Postwar Growth and Contact Acid
By 1951 work had once again started on extending plant capacity, then already at 80,000 to 90,000 tons per annum. On the fertilizer side, work included additional phosphate storage and crushing facilities, and dispatch facilities. On the acid side, the notable addition was to be a contact acid plant, to bring the ability to produce a 98% sulphuric acid as compared to the 74% previously available through the chamber process. The intended increase in acid capacity reflected the much broadened role the acid supply now served for a range of companies and applications around the Port Kembla industrial complex. The proposed new plant, in keeping with government pressures, was designed to operate on pyrites as feedstock, as well as the increasingly problematic raw sulphur.
It appears that the contact acid plant component of the 1951 upgrade was not completed. Rather, a new contact acid plant was commissioned in 1960, with design features enabling it to potentially utilise SO2-rich gas from the copper ore sinter machine then recently installed at ERS. In the early 1970s, a second contact acid plant was built, which was later converted to process refinery residues and remain as the last of the former AFL plant in use. In later years, attempts were made to feed the acid plant with sinter plant off-gas from iron ore sintering at the nearby steelworks. The attempt was not successful. However these attempts to couple acid plants with waste gas cleanup from operations such as smelting and sintering were indicative of the direction the acid industry would take in later years, as noted below.
The period of the mid 1960s saw fertiliser demand exceeding the available AFL plant capacity, partly because of a three week strike at the plant, and partly because of capacity limitations which were to be remedied with the new acid plant. (A new phosphoric acid concentrator was installed for the same purpose.)

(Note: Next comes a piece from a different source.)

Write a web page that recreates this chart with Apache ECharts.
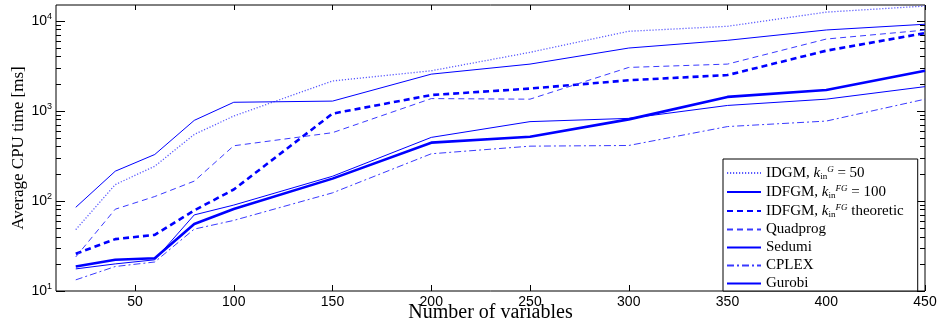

Fertiliser was actually purchased from other ICI operations in Victoria, and supplied to AFL’s NSW customers. Five years later, however, production at the Port Kembla site (which had grown to include phosphoric acid and other fertiliser products) was reduced to cover single superphosphate (the plant’s original product) only. This was done as a part of product rationalisation with the former Sulphide Corporation fertiliser plant at Cockle Creek in Newcastle, which AFL had acquired in 1969. Ironically, AFL and the Cockle Creek plant had pooled production agreements for over 30 years.
Production of fertiliser (now only single superphosphate) ended in November 1982. A variety of factors contributed to this end, after some 60 years of production. The first was a reduction in demand for locally manufactured superphosphate fertiliser, through competition from cheaper more complex fertilisers. The second was competition on the feedstock side. As an incidental outcome from rising environmental standards, demands for SO2 controls on smelters and related plants have increased notably. Recovery of SO through its conversion to acid has proved to be the most economic way to address those environmental issues while at the same time generating a useful product from what was otherwise a noxious byproduct of metallurgical operations. The end result has been the virtual disappearance of industrial scale acid manufacture from sulphur or pyrites input materials.
The Port Kembla site now has a sulphuric acid handling facility, and a contact acid plant which originally manufactured sulphuric acid in the ‘conventional’ manner of the day, now modified to provide a recycling and processing service for used sulphuric acid from refineries. Having been effectively owned by ICI Australia and its successors for many years, the site is now owned by IXOM Port Kembla, a firm created when the Chemicals Group of Orica Pty Ltd split off as an independent entity in 2015.